いのちの諸相としてあることは、あらゆる生命体は絶え間のない自己破壊と自己組織化によって成り立っているということです。多くの場合は、いのちをできるだけ永らえさせ、いのちの自己組織化を維持していくということがいのちの本質であるようにいわれてきたと思います。DNAは利己的で、自分の個体や個種を維持していくようにプログラミングされているといわれてきました。しかし、最近の生命科学の発展によって、多くの生命体は自己を破壊することでいのちを繋いでいること、また夫々のいのちはお互いに共生しあうということでいのちを繋いでいるということもわかってきました。わたしたちはこの地上の生命体は弱肉強食で、強いものが生き残り、弱い個体は淘汰されていくのだというふうに教えられてきたと思います。しかし、生命体は必ずしも利己的だけではなく、お互いが助けあったり、共生しあったり、また弱いものを守ろうとする利他の働きをするということもわかってきました。もちろん、それを意識的にしているわけではないでしょう。しかし今まで、わたしたちがいのちというとき、ある一定期間、蝉であれば2週間、犬であれば15、6年、人間であれば80、90年といった有限な個々のいのちしかみてこなかったのではないでしょうか。しかし、いのちの動き、働きをじっくりとみていくと、そのような短いいのちの中でも、夫々の細胞組織の中にで、また大きな生命体においても、自己破壊と自己組織化が絶え間なく繰り返されていることが明らかになっています。これはまさに、わたしたちが死と復活といってきたいのちの本質ではないでしょうか。キリスト教や聖書が教える前に、すでに世界は、この宇宙はそのいのちの実相を生きているのです、
今日の福音でイエスさまが、わたしの肉を食べ、わたしの血を飲まなければ、あなたたちの中にいのちはないといわれたことは、まさにそのいのちの実相そのものなのではないでしょうか。いのちというものは、生きたい生きたいと願っているものです。しかし、同時にそのいのちは自分自身を超えていくという性質をもっています。個体の中に閉じ込められたいのちが、その個体以上になっていくために、その個体を自らが壊してあふれ出ていくという性質があるということです。実際に、多くの植物や動物は、自分のいのちを壊して、いのちを次世代へ繋いでいきます。このいのちの自己脱出というか、自己超越こそがいのちの独特の現象なのではないでしょうか。イエスさまはわたしたちに新しいことを伝えられたのではないのです。すでに自然に生き続けられてきたこのいのちの本質を、ご自分の十字架の自己犠牲という出来事を通して、自らの肉を裂き、血を流すという行為によって、いのち本来の実相を示してくださったのです。そのことをどのように神学的に説明するかそれはそれで結構ですが、わたしたちがこの自分の個体だけがいのちであると思っているあいだは、本当のいのちはわからないのだと思います。どんなにいのちが大切だといっても、いのちを個としてしか捉えないのであれば、自分が永遠のいのちを手に入れるという程度のところで終わってしまい、わたしを超えた大きないのちが何であるかがわからないままではないでしょうか。イエスさまは自分のいのちを壊すことによって、大きないのちの中にご自身を解放されました。イエスさまの復活は自分のためではありません。イエスさまが個の中にあったいのちを失うことによって、自分を取り壊すことによって、大きないのちそのものとなられました。

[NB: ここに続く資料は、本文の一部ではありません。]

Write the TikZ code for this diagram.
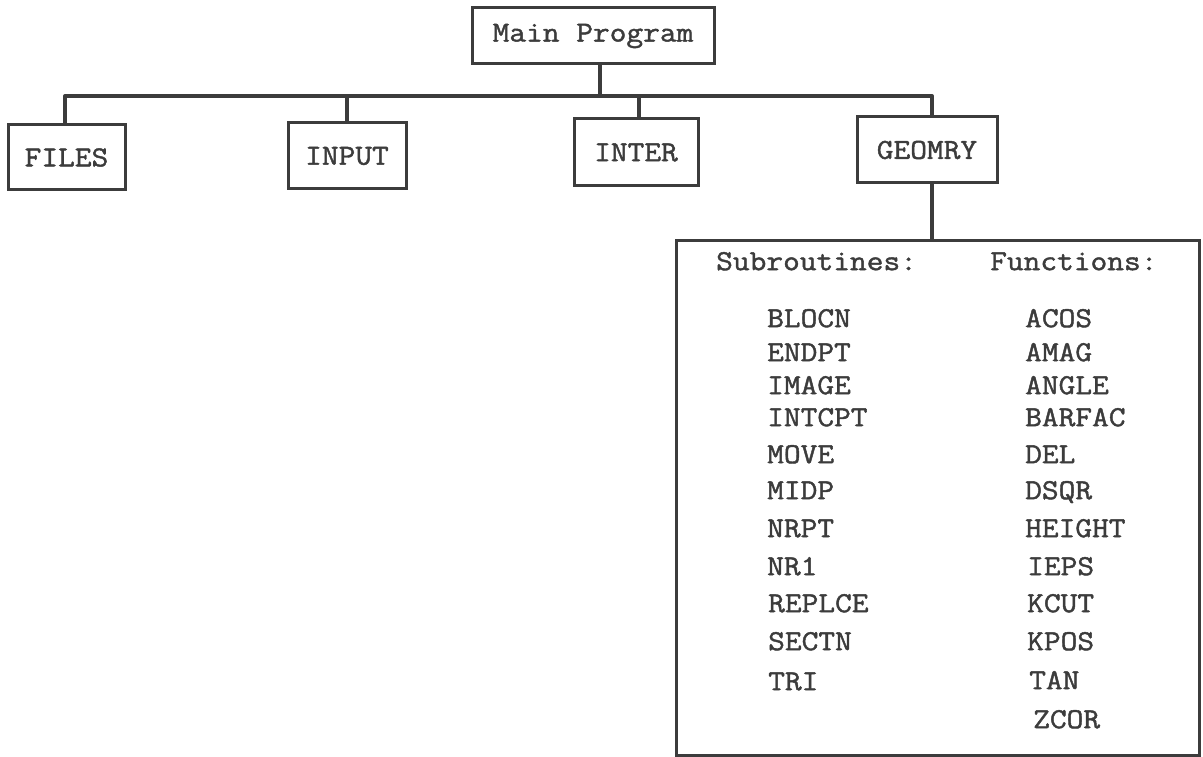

わたしたち人間は、自分の個体性を失うことが一番怖いことなのです。だから、人は死を恐れるのです。人間以外の動植物、細菌、ばい菌は、この自己解体ということによって、新しいいのちを繋いでいっています。だから、自分が死んでもいのちは受け渡されていきますので、自分は死なないのです。この当たり前のことができないのが人間です。そうすると人間はどうするのかというと、この世のいのちにしがみつくか、来世のいのちにしがみつきます。前者はこの世の身体的生命だけをいのちだと考える現代科学であり、後者は自己意識をいのちだと考える思想、宗教となっています。いずれにしても、わたしがわたしだと思っているものを、大きないのちに中に解放しなさいということがイエスさまのメッセージです。 「自分のいのちを愛するものは、それを失うが、この世で自分のいのちを憎むものは、それを保って永遠のいのちに至る(ヨハネ12:25)。」といわれました。わたしがわたしの救いなどと考えているあいだは、ダメということ、そのことを今日の福音はわたしたちに告げているのです。